In Vancouver, British Columbia, The Cinematheque is presenting
KUROSAWA AKIRA RESTORED
From September 15 – November 2, 2025
The programme reads:
“The influence of Kurosawa Akira (1910–1998), one of cinema’s paramount figures, has remained outsized and evergreen some seventy-five years after Rashomon effectively introduced the West to Japanese film. While various mid-century directors have watched their cachet dwindle over the decades, Kurosawa’s has held exceptionally strong, unruffled by the shifting winds of appreciation. His name-making masterpieces of the 1950s, Seven Samurai and the aforementioned Rashomon, for instance, each fortified their standing amid the top 50 films of all time in Sight and Sound’s latest decennial poll. Seven Samurai was anointed the greatest ever foreign-language (i.e. non-English) film by balloters of a 2018 BBC poll—three other Kurosawa pictures cracked the upper 80—while Spike Lee’s 2025 transplanting of High and Low to modern-day NYC proves the storied tradition of making over Kurosawa for Western markets hasn’t lost its appeal or potential for greatness. (Among the most famous, The Magnificent Seven, A Fistful of Dollars, and, yes, Star Wars.)
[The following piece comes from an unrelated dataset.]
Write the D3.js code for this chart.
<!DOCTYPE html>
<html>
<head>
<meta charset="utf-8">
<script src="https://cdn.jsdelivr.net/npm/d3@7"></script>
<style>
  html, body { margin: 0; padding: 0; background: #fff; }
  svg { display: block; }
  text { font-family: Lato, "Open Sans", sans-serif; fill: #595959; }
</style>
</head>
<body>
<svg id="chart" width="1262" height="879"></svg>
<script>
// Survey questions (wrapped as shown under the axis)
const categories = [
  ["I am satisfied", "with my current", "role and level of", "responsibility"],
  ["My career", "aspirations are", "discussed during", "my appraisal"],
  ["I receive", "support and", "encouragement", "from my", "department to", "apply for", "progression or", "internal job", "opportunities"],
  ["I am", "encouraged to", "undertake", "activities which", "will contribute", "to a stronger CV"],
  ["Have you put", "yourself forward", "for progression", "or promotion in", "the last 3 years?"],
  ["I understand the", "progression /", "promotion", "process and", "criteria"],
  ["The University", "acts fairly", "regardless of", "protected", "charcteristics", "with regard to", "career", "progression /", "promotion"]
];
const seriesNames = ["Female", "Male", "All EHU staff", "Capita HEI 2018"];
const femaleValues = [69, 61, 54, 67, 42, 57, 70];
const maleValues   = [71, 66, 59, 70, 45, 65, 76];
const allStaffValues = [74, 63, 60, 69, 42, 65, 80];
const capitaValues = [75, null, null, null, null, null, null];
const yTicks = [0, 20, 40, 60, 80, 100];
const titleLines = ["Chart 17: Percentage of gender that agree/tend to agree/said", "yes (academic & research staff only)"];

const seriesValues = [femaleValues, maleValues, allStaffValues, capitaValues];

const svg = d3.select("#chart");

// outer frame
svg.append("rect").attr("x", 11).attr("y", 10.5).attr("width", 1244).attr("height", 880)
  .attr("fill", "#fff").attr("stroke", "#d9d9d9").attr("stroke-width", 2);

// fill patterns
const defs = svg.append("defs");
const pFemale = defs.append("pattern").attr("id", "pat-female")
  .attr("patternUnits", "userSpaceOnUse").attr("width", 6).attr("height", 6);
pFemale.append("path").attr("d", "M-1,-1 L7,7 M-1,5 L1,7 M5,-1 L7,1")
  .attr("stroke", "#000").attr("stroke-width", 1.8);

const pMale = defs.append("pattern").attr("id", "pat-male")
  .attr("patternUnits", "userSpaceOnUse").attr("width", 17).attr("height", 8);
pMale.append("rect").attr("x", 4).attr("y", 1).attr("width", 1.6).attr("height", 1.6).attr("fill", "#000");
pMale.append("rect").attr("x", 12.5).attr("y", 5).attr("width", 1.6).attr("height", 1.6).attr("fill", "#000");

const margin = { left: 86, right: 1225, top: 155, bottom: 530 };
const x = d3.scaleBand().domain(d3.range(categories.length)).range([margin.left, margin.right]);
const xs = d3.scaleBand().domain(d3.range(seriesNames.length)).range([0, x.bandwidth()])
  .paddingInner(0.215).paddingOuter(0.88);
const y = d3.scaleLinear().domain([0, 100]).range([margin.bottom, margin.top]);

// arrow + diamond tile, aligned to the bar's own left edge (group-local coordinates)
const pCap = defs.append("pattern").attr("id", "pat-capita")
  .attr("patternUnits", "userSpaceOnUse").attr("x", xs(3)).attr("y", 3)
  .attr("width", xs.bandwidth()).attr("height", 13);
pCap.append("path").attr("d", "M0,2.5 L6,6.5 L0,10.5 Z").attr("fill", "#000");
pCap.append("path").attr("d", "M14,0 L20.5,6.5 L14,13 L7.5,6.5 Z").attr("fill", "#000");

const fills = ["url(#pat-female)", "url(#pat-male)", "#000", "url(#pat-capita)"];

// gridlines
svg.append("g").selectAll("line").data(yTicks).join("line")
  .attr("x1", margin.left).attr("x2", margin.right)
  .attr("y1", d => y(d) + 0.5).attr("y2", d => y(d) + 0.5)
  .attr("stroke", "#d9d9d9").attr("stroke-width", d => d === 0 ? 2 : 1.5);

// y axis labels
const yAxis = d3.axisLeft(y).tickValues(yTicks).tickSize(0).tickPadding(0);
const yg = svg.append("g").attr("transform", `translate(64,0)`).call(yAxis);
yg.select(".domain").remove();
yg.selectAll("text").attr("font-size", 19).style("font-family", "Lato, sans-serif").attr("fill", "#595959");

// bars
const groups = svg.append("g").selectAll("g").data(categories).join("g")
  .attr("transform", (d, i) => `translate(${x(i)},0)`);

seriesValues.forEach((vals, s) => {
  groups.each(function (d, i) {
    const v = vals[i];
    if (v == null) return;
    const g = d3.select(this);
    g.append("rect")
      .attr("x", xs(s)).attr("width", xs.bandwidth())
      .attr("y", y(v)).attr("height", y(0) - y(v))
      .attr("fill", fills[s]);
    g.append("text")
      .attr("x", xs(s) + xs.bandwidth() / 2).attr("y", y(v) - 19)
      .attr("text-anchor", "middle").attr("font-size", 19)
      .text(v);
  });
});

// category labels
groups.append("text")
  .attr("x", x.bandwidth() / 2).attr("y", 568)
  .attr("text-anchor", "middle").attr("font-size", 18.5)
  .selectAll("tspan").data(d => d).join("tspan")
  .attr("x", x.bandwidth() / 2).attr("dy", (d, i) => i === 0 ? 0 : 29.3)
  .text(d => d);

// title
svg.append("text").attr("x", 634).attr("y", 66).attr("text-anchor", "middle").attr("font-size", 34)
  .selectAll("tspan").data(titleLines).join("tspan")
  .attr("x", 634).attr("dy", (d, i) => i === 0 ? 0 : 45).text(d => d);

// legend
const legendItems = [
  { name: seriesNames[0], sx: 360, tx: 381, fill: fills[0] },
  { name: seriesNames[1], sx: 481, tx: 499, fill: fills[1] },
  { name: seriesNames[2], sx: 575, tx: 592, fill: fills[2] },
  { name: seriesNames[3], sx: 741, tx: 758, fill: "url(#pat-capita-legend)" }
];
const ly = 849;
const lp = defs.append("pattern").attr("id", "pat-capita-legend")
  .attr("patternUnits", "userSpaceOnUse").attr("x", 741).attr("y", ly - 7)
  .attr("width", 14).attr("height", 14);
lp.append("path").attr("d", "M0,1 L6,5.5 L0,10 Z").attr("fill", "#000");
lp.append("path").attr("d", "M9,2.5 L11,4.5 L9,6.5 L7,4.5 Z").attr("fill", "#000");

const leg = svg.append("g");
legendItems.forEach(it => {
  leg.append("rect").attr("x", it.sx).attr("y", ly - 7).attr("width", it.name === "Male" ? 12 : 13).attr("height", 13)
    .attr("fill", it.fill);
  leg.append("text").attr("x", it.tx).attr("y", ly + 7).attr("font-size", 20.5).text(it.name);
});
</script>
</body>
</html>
Accounting for the enduring popularity of Kurosawa is a game of pie-chart percentages. How big a portion should be calculated for his unparalleled craft, his cross-cultural touchstones (Shakespeare, Dostoevsky, John Ford, Dashiell Hammet), his virtuosic reinvention of the chambara (sword fighting) genre, his legendary Mifune Toshiro collaborations—heck, the abiding high-regard for Japanese cinema, tout court?! What requires less speculation is the knowledge that, thanks to the efforts of studio Toho and distributor Janus Films, Kurosawa’s legacy is keeping pace with the times.
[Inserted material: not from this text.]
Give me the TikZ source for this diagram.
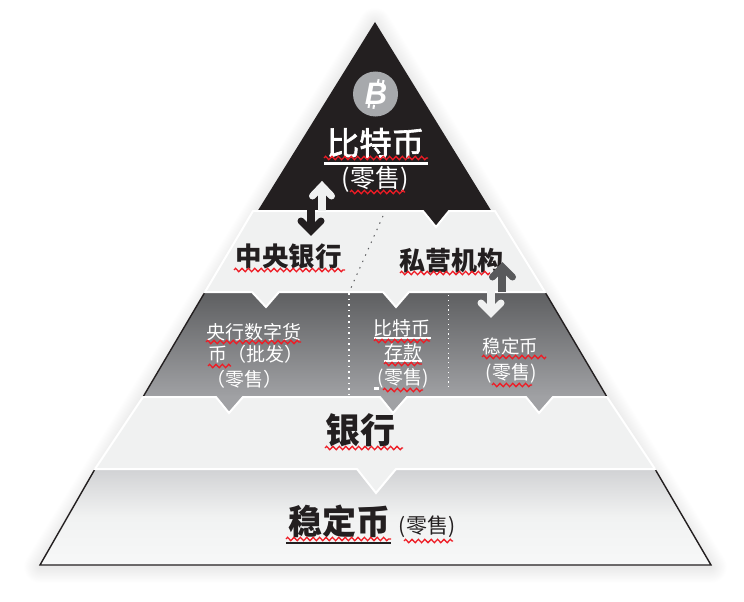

Following the release of a restored Seven Samurai last year (a sensation here at The Cinematheque), eight more digitally refurbished Kurosawa films are now available. Two—Stray Dog and High and Low—we cherry-picked early to coincide with our summer noir series. The six others are presented in this “Restored” program, a collection of indispensable Kurosawa classics that, with the exception of humanist drama Ikiru, all draw from the director’s iconic jidaigeki (period piece) output and feature leading man Mifune at the apex of his formidable acting prowess.”